## WHAT YOU HAVE TO DO
Search the listing for the string "this" and copy every line that contains it.
:: INFORMATION PROVIDED ::
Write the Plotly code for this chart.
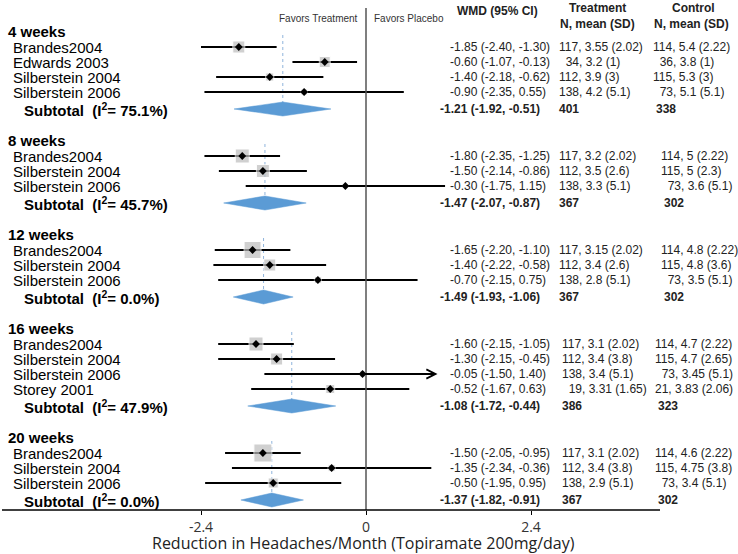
import plotly.graph_objects as go

# ---- data ----
groups = ["4 weeks", "8 weeks", "12 weeks", "16 weeks", "20 weeks"]
i2 = ["75.1", "45.7", "0.0", "47.9", "0.0"]

studies = [
    ["Brandes2004", "Edwards 2003", "Silberstein 2004", "Silberstein 2006"],
    ["Brandes2004", "Silberstein 2004", "Silberstein 2006"],
    ["Brandes2004", "Silberstein 2004", "Silberstein 2006"],
    ["Brandes2004", "Silberstein 2004", "Silberstein 2006", "Storey 2001"],
    ["Brandes2004", "Silberstein 2004", "Silberstein 2006"],
]

# plotted effect and CI (as drawn in the picture)
est = [[-1.85, -0.60, -1.40, -0.90],
       [-1.80, -1.50, -0.30],
       [-1.65, -1.40, -0.70],
       [-1.60, -1.30, -0.05, -0.52],
       [-1.50, -0.50, -1.35]]
lo = [[-2.40, -1.07, -2.18, -2.35],
      [-2.35, -2.14, -1.75],
      [-2.20, -2.22, -2.15],
      [-2.15, -2.15, -1.50, -1.67],
      [-2.05, -1.95, -2.34]]
hi = [[-1.30, -0.13, -0.62, 0.55],
      [-1.25, -0.86, 1.15],
      [-1.10, -0.58, 0.75],
      [-1.05, -0.45, 1.40, 0.63],
      [-0.95, 0.95, -0.36]]
weights = [[36, 30, 16, 9],
           [49, 42, 6],
           [72, 36, 12],
           [49, 36, 9, 20],
           [81, 12, 25]]

pooled = [-1.21, -1.47, -1.49, -1.08, -1.37]
pooled_lo = [-1.92, -2.07, -1.93, -1.72, -1.82]
pooled_hi = [-0.51, -0.87, -1.06, -0.44, -0.91]

wmd_text = [
    ["-1.85 (-2.40, -1.30)", "-0.60 (-1.07, -0.13)", "-1.40 (-2.18, -0.62)", "-0.90 (-2.35, 0.55)"],
    ["-1.80 (-2.35, -1.25)", "-1.50 (-2.14, -0.86)", "-0.30 (-1.75, 1.15)"],
    ["-1.65 (-2.20, -1.10)", "-1.40 (-2.22, -0.58)", "-0.70 (-2.15, 0.75)"],
    ["-1.60 (-2.15, -1.05)", "-1.30 (-2.15, -0.45)", "-0.05 (-1.50, 1.40)", "-0.52 (-1.67, 0.63)"],
    ["-1.50 (-2.05, -0.95)", "-1.35 (-2.34, -0.36)", "-0.50 (-1.95, 0.95)"],
]
trt_text = [
    ["117, 3.55 (2.02)", "  34, 3.2 (1)", "112, 3.9 (3)", "138, 4.2 (5.1)"],
    ["117, 3.2 (2.02)", "112, 3.5 (2.6)", "138, 3.3 (5.1)"],
    ["117, 3.15 (2.02)", "112, 3.4 (2.6)", "138, 2.8 (5.1)"],
    ["117, 3.1 (2.02)", "112, 3.4 (3.8)", "138, 3.4 (5.1)", "  19, 3.31 (1.65)"],
    ["117, 3.1 (2.02)", "112, 3.4 (3.8)", "138, 2.9 (5.1)"],
]
ctrl_text = [
    ["114, 5.4 (2.22)", "  36, 3.8 (1)", "115, 5.3 (3)", "  73, 5.1 (5.1)"],
    ["114, 5 (2.22)", "115, 5 (2.3)", "  73, 3.6 (5.1)"],
    ["114, 4.8 (2.22)", "115, 4.8 (3.6)", "  73, 3.5 (5.1)"],
    ["114, 4.7 (2.22)", "115, 4.7 (2.65)", "  73, 3.45 (5.1)", "21, 3.83 (2.06)"],
    ["114, 4.6 (2.22)", "115, 4.75 (3.8)", "  73, 3.4 (5.1)"],
]
pooled_text = ["-1.21 (-1.92, -0.51)", "-1.47 (-2.07, -0.87)", "-1.49 (-1.93, -1.06)",
               "-1.08 (-1.72, -0.44)", "-1.37 (-1.82, -0.91)"]
n_trt = [401, 367, 367, 386, 367]
n_ctrl = [338, 302, 302, 323, 302]

# ---- layout helpers (pixel based) ----
W, H = 738, 554
PLOT_BOTTOM = 510
X0_PX = 366          # pixel of x = 0
PX_PER_UNIT = 68.75
xr = [-X0_PX / PX_PER_UNIT, (W - X0_PX) / PX_PER_UNIT]
CLIP = 1.04          # CI drawn beyond this gets an arrow
ARROW_AT = 1.2

def px(x):
    return x / W

TXT = "Liberation Sans"
BLUE = "#5b9bd5"
DOT = "#8fb4dc"

fig = go.Figure()
ann = []
shapes = []

y = 31
trt_x = [557, 557, 557, 560, 560]
ctrl_x = [651, 659, 659, 653, 653]

for g in range(len(groups)):
    header_y = y
    ann.append(dict(x=px(6), y=header_y, xref="paper", yref="y", xanchor="left",
                    text="<b>%s</b>" % groups[g], showarrow=False,
                    font=dict(family=TXT, size=15, color="black")))
    rows = [header_y + 16 + 15 * i for i in range(len(studies[g]))]
    sub_y = rows[-1] + 17

    # dotted line at pooled estimate
    shapes.append(dict(type="line", xref="x", yref="y", x0=pooled[g], x1=pooled[g],
                       y0=rows[0] - 12, y1=sub_y, layer="below",
                       line=dict(color=DOT, width=1, dash="dot")))

    for i, ry in enumerate(rows):
        ann.append(dict(x=px(11), y=ry, xref="paper", yref="y", xanchor="left",
                        text=studies[g][i], showarrow=False,
                        font=dict(family=TXT, size=15, color="black")))
        ann.append(dict(x=px(448), y=ry, xref="paper", yref="y", xanchor="left",
                        text=wmd_text[g][i], showarrow=False,
                        font=dict(family=TXT, size=12, color="#222")))
        ann.append(dict(x=px(trt_x[g]), y=ry, xref="paper", yref="y", xanchor="left",
                        text=trt_text[g][i].replace(" ", "\u00a0"), showarrow=False,
                        font=dict(family=TXT, size=12, color="#222")))
        ann.append(dict(x=px(ctrl_x[g]), y=ry, xref="paper", yref="y", xanchor="left",
                        text=ctrl_text[g][i].replace(" ", "\u00a0"), showarrow=False,
                        font=dict(family=TXT, size=12, color="#222")))

    # CI lines
    for i, ry in enumerate(rows):
        if hi[g][i] > ARROW_AT:
            ann.append(dict(x=CLIP, y=ry, ax=lo[g][i], ay=ry, xref="x", yref="y",
                            axref="x", ayref="y", text="", showarrow=True,
                            arrowhead=5, arrowsize=1, arrowwidth=1.8, arrowcolor="black"))
        else:
            fig.add_trace(go.Scatter(x=[lo[g][i], hi[g][i]], y=[ry, ry], mode="lines",
                                     line=dict(color="black", width=2),
                                     hoverinfo="skip", showlegend=False))

    # weight squares and centre dots
    fig.add_trace(go.Scatter(x=est[g], y=rows, mode="markers",
                             marker=dict(symbol="square", color="#bdbdbd",
                                         size=[2.0 * w ** 0.5 for w in weights[g]]),
                             showlegend=False, hoverinfo="skip"))
    fig.add_trace(go.Scatter(x=est[g], y=rows, mode="markers",
                             marker=dict(symbol="diamond", color="black", size=6),
                             showlegend=False, hoverinfo="skip"))

    # subtotal diamond
    h = 7
    fig.add_trace(go.Scatter(x=[pooled_lo[g], pooled[g], pooled_hi[g], pooled[g], pooled_lo[g]],
                             y=[sub_y, sub_y - h, sub_y, sub_y + h, sub_y],
                             mode="lines", fill="toself", fillcolor=BLUE,
                             line=dict(color=BLUE, width=0.5),
                             showlegend=False, hoverinfo="skip"))
    ann.append(dict(x=px(22), y=sub_y, xref="paper", yref="y", xanchor="left",
                    text="<b>Subtotal\u00a0\u00a0(I<sup>2</sup>= %s%%)</b>" % i2[g], showarrow=False,
                    font=dict(family=TXT, size=15, color="black")))
    ann.append(dict(x=px(438), y=sub_y, xref="paper", yref="y", xanchor="left",
                    text="<b>%s</b>" % pooled_text[g], showarrow=False,
                    font=dict(family=TXT, size=12, color="#222")))
    ann.append(dict(x=px(trt_x[g]), y=sub_y, xref="paper", yref="y", xanchor="left",
                    text="<b>%d</b>" % n_trt[g], showarrow=False,
                    font=dict(family=TXT, size=12, color="#222")))
    ann.append(dict(x=px(ctrl_x[g] + 3), y=sub_y, xref="paper", yref="y", xanchor="left",
                    text="<b>%d</b>" % n_ctrl[g], showarrow=False,
                    font=dict(family=TXT, size=12, color="#222")))

    y = sub_y + 31

# column headers
hdr = [("<b>WMD (95% CI)</b>", 497, 11), ("<b>Treatment</b>", 597, 8),
       ("<b>N, mean (SD)</b>", 597, 24), ("<b>Control</b>", 693, 8),
       ("<b>N, mean (SD)</b>", 691, 24)]
for t, xp, yp in hdr:
    ann.append(dict(x=px(xp), y=yp, xref="paper", yref="y", xanchor="center",
                    text=t, showarrow=False, font=dict(family=TXT, size=12, color="#222")))
ann.append(dict(x=px(360), y=18, xref="paper", yref="y", xanchor="right",
                text="Favors Treatment", showarrow=False,
                font=dict(family=TXT, size=10, color="#333")))
ann.append(dict(x=px(372), y=18, xref="paper", yref="y", xanchor="left",
                text="Favors Placebo", showarrow=False,
                font=dict(family=TXT, size=10, color="#333")))

# x axis title
ann.append(dict(x=px(363), y=(PLOT_BOTTOM - 543) / PLOT_BOTTOM, xref="paper", yref="paper",
                xanchor="center", yanchor="middle", showarrow=False,
                text="Reduction in Headaches/Month (Topiramate 200mg/day)",
                font=dict(family="Open Sans", size=16, color="#222")))

# zero line and axis line
shapes.append(dict(type="line", xref="x", yref="y", x0=0, x1=0, y0=8, y1=PLOT_BOTTOM,
                   line=dict(color="#555", width=1.5)))
shapes.append(dict(type="line", xref="paper", yref="paper", x0=px(2), x1=px(660), y0=0, y1=0,
                   line=dict(color="black", width=1.5)))

fig.update_layout(
    width=W, height=H,
    margin=dict(l=0, r=0, t=0, b=H - PLOT_BOTTOM),
    plot_bgcolor="white", paper_bgcolor="white",
    annotations=ann, shapes=shapes, showlegend=False,
    xaxis=dict(range=xr, tickvals=[-2.4, 0, 2.4], ticktext=["-2.4", "0", "2.4"],
               ticks="outside", ticklen=4, tickcolor="black", tickwidth=1.2,
               showgrid=False, zeroline=False, showline=False, automargin=False,
               tickfont=dict(family="Open Sans", size=14, color="#333")),
    yaxis=dict(range=[PLOT_BOTTOM, 0], visible=False, fixedrange=True),
)

# drop the page's default body margin so the figure sits at the window corner
fig.write_html("out.html", config={"displayModeBar": False},
               post_script="document.body.style.margin='0';")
:::
## EXPECTED ANSWER
Write the Plotly code for this chart.
CLIP = 1.04          # CI drawn beyond this gets an arrow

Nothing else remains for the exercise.